At the time, Ebrahim Zalzadeh's brothers and sisters lived in Germany. His mother was also in Germany when they abducted and killed him. Her children, unable to tell her about the tragedy, went to visit her, all in black.
"My mother had a heart problem and had surgery. She kept telling me to bring me some good news. Ebrahim was his eldest son, and my mother was just fourteen years older than him. She was fourteen when she gave birth to Ebrahim, and Ebrahim was forty-five when they killed him. To prevent my mother's heart attack, I talked to a cardiologist to tell my mother that she should be hospitalized. Then, while under cardiologist care, we could tell her about Ebrahim. Nevertheless, even at the hospital, I found myself unable to tell my mom that they had killed her son. I just said let's wear black clothes and visit mom. When she saw us all in black, she started screaming and fainted despite being given a strong sedative."
Zalzadeh's mother left for Iran to say farewell to her son's body on the doctor's advice. Six months after that farewell, she had a stroke and died.
After that, only Ebrahim's wife was left in Iran to pursue her husband's case. Soon, the intelligence agents started to threaten her. They told her to stop following her husband's case.

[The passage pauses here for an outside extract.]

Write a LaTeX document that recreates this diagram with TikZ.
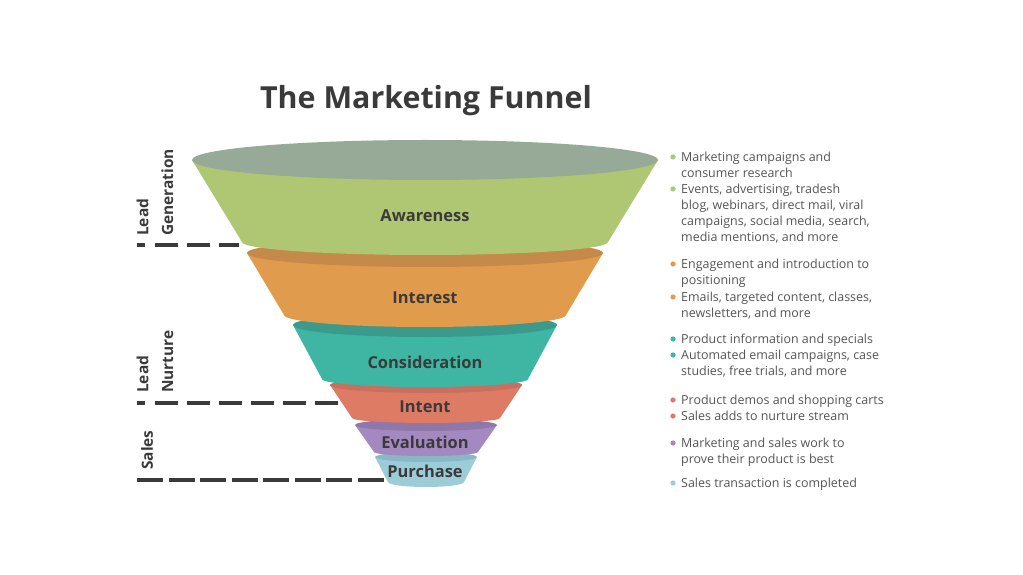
\documentclass[tikz,border=0pt]{standalone}
\usepackage{fontspec}
\setmainfont{Open Sans}
\definecolor{awaTop}{HTML}{97AA98}
\definecolor{awaBody}{HTML}{AFC673}
\definecolor{intTop}{HTML}{C5894A}
\definecolor{intBody}{HTML}{E09B4D}
\definecolor{conTop}{HTML}{3A9A8B}
\definecolor{conBody}{HTML}{3FB5A3}
\definecolor{itnTop}{HTML}{C86F5E}
\definecolor{itnBody}{HTML}{DE7B64}
\definecolor{evaTop}{HTML}{8E78AA}
\definecolor{evaBody}{HTML}{A488C0}
\definecolor{purTop}{HTML}{88B8C6}
\definecolor{purBody}{HTML}{9CCCD8}
\definecolor{inkgray}{HTML}{3A3A3A}
\definecolor{descgray}{HTML}{555555}

\begin{document}
\begin{tikzpicture}[x=1bp, y=-1bp,
        lbl/.style={font=\fontsize{16.5}{20}\selectfont\bfseries, text=inkgray},
        side/.style={rotate=90, anchor=west, align=left, inner sep=0pt,
          font=\fontsize{15.5}{25}\selectfont\bfseries, text=inkgray},
        desc/.style={anchor=north west, align=left, inner sep=0pt,
          font=\fontsize{12.5}{16}\selectfont, text=descgray},
        leaddash/.style={line width=4.5bp, inkgray, dash pattern=on 8bp off 10bp
          on 23bp off 9bp on 23bp off 9bp on 23bp off 9bp on 23bp off 9bp
          on 23bp off 9bp on 23bp off 9bp},
        salesdash/.style={line width=4.5bp, inkgray, dash pattern=on 26bp off 5.5bp}]
     \useasboundingbox (0,0) rectangle (1023,575);
     \node (title) at (426,101) [font=\fontsize{30.5}{36}\selectfont\bfseries, text=inkgray]
          {The Marketing Funnel};
     % funnel, from the bottom up
     \fill[purBody] (375,457) -- (388,482) arc[start angle=180, end angle=0, x radius=38, y radius=5] -- (477,457) -- cycle;
     \fill[purTop] (426,457) ellipse[x radius=51, y radius=5];
     \fill[evaBody] (355,425) -- (374,452) arc[start angle=180, end angle=0, x radius=52, y radius=4] -- (497,425) -- cycle;
     \fill[evaTop] (426,425) ellipse[x radius=71, y radius=6];
     \fill[itnBody] (330,385) -- (352,418) arc[start angle=180, end angle=0, x radius=74, y radius=5] -- (522,385) -- cycle;
     \fill[itnTop] (426,385) ellipse[x radius=96, y radius=8];
     \fill[conBody] (293,325) -- (322,379) arc[start angle=180, end angle=0, x radius=103, y radius=8] -- (557,325) -- cycle;
     \fill[conTop] (425,325) ellipse[x radius=132, y radius=12];
     \fill[intBody] (247,253) -- (284,315) arc[start angle=180, end angle=0, x radius=141, y radius=12] -- (603,253) -- cycle;
     \fill[intTop] (425,253) ellipse[x radius=178, y radius=14];
     \fill[awaBody] (192,160) -- (242,242) arc[start angle=180, end angle=0, x radius=183, y radius=13] -- (658,160) -- cycle;
     \fill[awaTop] (425,160) ellipse[x radius=233, y radius=20];
     \node (awareness) at (425,216) [lbl] {Awareness};
     \node (interest) at (425,298) [lbl] {Interest};
     \node (consideration) at (425,362) [lbl] {Consideration};
     \node (intent) at (425,407) [lbl] {Intent};
     \node (evaluation) at (425,442) [lbl] {Evaluation};
     \node (purchase) at (425,471) [lbl] {Purchase};
     % stages on the left
     \node (generation) at (155,236) [side] {Lead\\Generation};
     \node (nurture) at (155,393) [side] {Lead\\Nurture};
     \node (sales) at (147,470) [side] {Sales};
     \coordinate (gen-l) at (137,245);
     \coordinate (gen-r) at (239,245);
     \coordinate (nur-l) at (137,403);
     \coordinate (nur-r) at (338,403);
     \coordinate (sal-l) at (137,480);
     \coordinate (sal-r) at (384,480);
     \draw[leaddash] (gen-l) -- (gen-r);
     \draw[leaddash] (nur-l) -- (nur-r);
     \draw[salesdash] (sal-l) -- (sal-r);
     % notes on the right
     \fill[awaBody] (673,157) circle (2.6bp);
     \fill[awaBody] (673,189) circle (2.6bp);
     \fill[intBody] (673,264) circle (2.6bp);
     \fill[intBody] (673,297) circle (2.6bp);
     \fill[conBody] (673,339) circle (2.6bp);
     \fill[conBody] (673,355) circle (2.6bp);
     \fill[itnBody] (673,400) circle (2.6bp);
     \fill[itnBody] (673,416) circle (2.6bp);
     \fill[evaBody] (673,443) circle (2.6bp);
     \fill[purBody] (673,483) circle (2.6bp);
     \node (a1) at (681,152) [desc] {Marketing campaigns and\\consumer research};
     \node (a2) at (681,184) [desc] {Events, advertising, tradesh\\blog, webinars, direct mail, viral\\campaigns, social media, search,\\media mentions, and more};
     \node (i1) at (681,259) [desc] {Engagement and introduction to\\positioning};
     \node (i2) at (681,292) [desc] {Emails, targeted content, classes,\\newsletters, and more};
     \node (c1) at (681,334) [desc] {Product information and specials};
     \node (c2) at (681,350) [desc] {Automated email campaigns, case\\studies, free trials, and more};
     \node (t1) at (681,395) [desc] {Product demos and shopping carts};
     \node (t2) at (681,411) [desc] {Sales adds to nurture stream};
     \node (e1) at (681,438) [desc] {Marketing and sales work to\\prove their product is best};
     \node (p1) at (681,478) [desc] {Sales transaction is completed};
    \end{tikzpicture}
\end{document}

"The murder's case was shelved. Unfortunately, we could not do anything. The intelligence agents did not even allow us to hold a proper funeral. His burial place was full of security officers ordering us to bury him quickly, and that was it. And then they started to threaten us. They summoned his wife to an office called the Islamic Human Rights Commission. The address given was a very remote house in a complex with a three-floor car park. Ebrahim's wife told me that they had attached handwriting on the iron door, which said, 'Islamic human rights.' There were only a desk and two chairs inside the room, and they said very comfortably, 'Either you will be silent, or we will silence you.'
24 years later, however, there is no cure for the wound left by Ebrahim Zalzadeh's abduction, torture, and death.